Starting from the top of the material, restate each line exactly until the line that contains "color=blue, lw=1.8, ls=(0, (3.5, 2.5)))", which is also copied. Pictures are excluded.
* start SOURCE DATA *
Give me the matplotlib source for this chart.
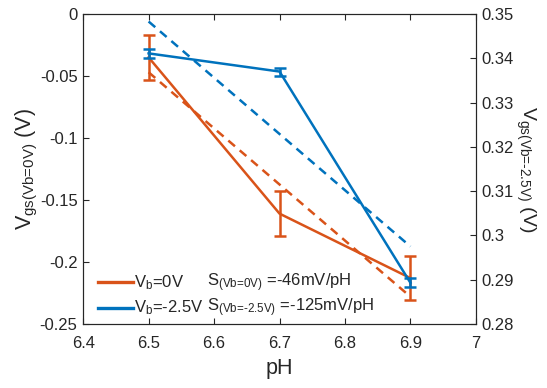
import numpy as np
import matplotlib.pyplot as plt

plt.rcParams['font.family'] = ['Liberation Sans', 'DejaVu Sans']
plt.rcParams['mathtext.fontset'] = 'custom'
plt.rcParams['mathtext.rm'] = 'Liberation Sans'
plt.rcParams['mathtext.it'] = 'Liberation Sans'

# DATA
ph = [6.5, 6.7, 6.9]
vgs_0v = [-0.035, -0.161, -0.213]
err_0v = [0.018, 0.018, 0.018]
fit_0v = [-0.047, -0.228]

vgs_25v = [0.3411, 0.3370, 0.2893]
err_25v = [0.001, 0.0009, 0.001]
fit_25v = [0.3483, 0.2975]
fit_ph = [6.5, 6.9]

orange = '#D95319'
blue = '#0072BD'
txt = '#262626'

fig = plt.figure(figsize=(5.47, 3.88), dpi=100)
ax = fig.add_axes([0.152, 0.165, 0.718, 0.799])
ax2 = ax.twinx()

ax.errorbar(ph, vgs_0v, yerr=err_0v, color=orange, lw=1.8, capsize=4, capthick=1.8)
ax.plot(fit_ph, fit_0v, color=orange, lw=1.8, ls=(0, (3.5, 2.5)))
ax2.errorbar(ph, vgs_25v, yerr=err_25v, color=blue, lw=1.8, capsize=4, capthick=1.8)
ax2.plot(fit_ph, fit_25v, color=blue, lw=1.8, ls=(0, (3.5, 2.5)))

ax.set_xlim(6.4, 7)
ax.set_ylim(-0.25, 0)
ax2.set_ylim(0.28, 0.35)
ax.set_xticks(np.arange(6.4, 7.01, 0.1))
ax.set_xticklabels(['6.4', '6.5', '6.6', '6.7', '6.8', '6.9', '7'])
ax.set_yticks([-0.25, -0.2, -0.15, -0.1, -0.05, 0])
ax.set_yticklabels(['-0.25', '-0.2', '-0.15', '-0.1', '-0.05', '0'])
ax2.set_yticks([0.28, 0.29, 0.3, 0.31, 0.32, 0.33, 0.34, 0.35])
ax2.set_yticklabels(['0.28', '0.29', '0.3', '0.31', '0.32', '0.33', '0.34', '0.35'])

for a in (ax, ax2):
    for s in a.spines.values():
        s.set_color(txt)
        s.set_linewidth(0.8)
ax.tick_params(axis='x', direction='in', length=4, labelsize=12, colors=txt, top=True, width=0.8, pad=9)
ax.tick_params(axis='y', direction='in', length=4, labelsize=12, colors=txt, width=0.8, pad=4)
ax2.tick_params(direction='in', length=4, labelsize=12, colors=txt, width=0.8, pad=4)

ax.set_xlabel('pH', fontsize=15.5, color=txt, labelpad=5)
ax.set_ylabel(r'V$_{\text{gs(Vb=0V)}}$ (V)', fontsize=15.5, color=txt, labelpad=0)
ax2.set_ylabel(r'V$_{\text{gs(Vb=-2.5V)}}$ (V)', fontsize=14, color=txt,
               rotation=270, labelpad=17)

# legend-like annotations
ax.plot([6.4224, 6.476], [-0.2165, -0.2165], color=orange, lw=2.4)
ax.plot([6.4224, 6.476], [-0.237, -0.237], color=blue, lw=2.4)
ax.text(6.478, -0.2165, r'V$_{\text{b}}$=0V', fontsize=12, va='center', color=txt)
ax.text(6.478, -0.237, r'V$_{\text{b}}$=-2.5V', fontsize=12, va='center', color=txt)
ax.text(6.589, -0.2165, r'S$_{\text{(Vb=0V)}}$ =-46mV/pH', fontsize=12, va='center', color=txt)
ax.text(6.589, -0.237, r'S$_{\text{(Vb=-2.5V)}}$ =-125mV/pH', fontsize=12, va='center', color=txt)

fig.savefig('out.png', dpi=100)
* end SOURCE DATA *
* _SOLVED EXERCISE_
Give me the matplotlib source for this chart.
import numpy as np
import matplotlib.pyplot as plt

plt.rcParams['font.family'] = ['Liberation Sans', 'DejaVu Sans']
plt.rcParams['mathtext.fontset'] = 'custom'
plt.rcParams['mathtext.rm'] = 'Liberation Sans'
plt.rcParams['mathtext.it'] = 'Liberation Sans'

# DATA
ph = [6.5, 6.7, 6.9]
vgs_0v = [-0.035, -0.161, -0.213]
err_0v = [0.018, 0.018, 0.018]
fit_0v = [-0.047, -0.228]

vgs_25v = [0.3411, 0.3370, 0.2893]
err_25v = [0.001, 0.0009, 0.001]
fit_25v = [0.3483, 0.2975]
fit_ph = [6.5, 6.9]

orange = '#D95319'
blue = '#0072BD'
txt = '#262626'

fig = plt.figure(figsize=(5.47, 3.88), dpi=100)
ax = fig.add_axes([0.152, 0.165, 0.718, 0.799])
ax2 = ax.twinx()

ax.errorbar(ph, vgs_0v, yerr=err_0v, color=orange, lw=1.8, capsize=4, capthick=1.8)
ax.plot(fit_ph, fit_0v, color=orange, lw=1.8, ls=(0, (3.5, 2.5)))
ax2.errorbar(ph, vgs_25v, yerr=err_25v, color=blue, lw=1.8, capsize=4, capthick=1.8)
ax2.plot(fit_ph, fit_25v, color=blue, lw=1.8, ls=(0, (3.5, 2.5)))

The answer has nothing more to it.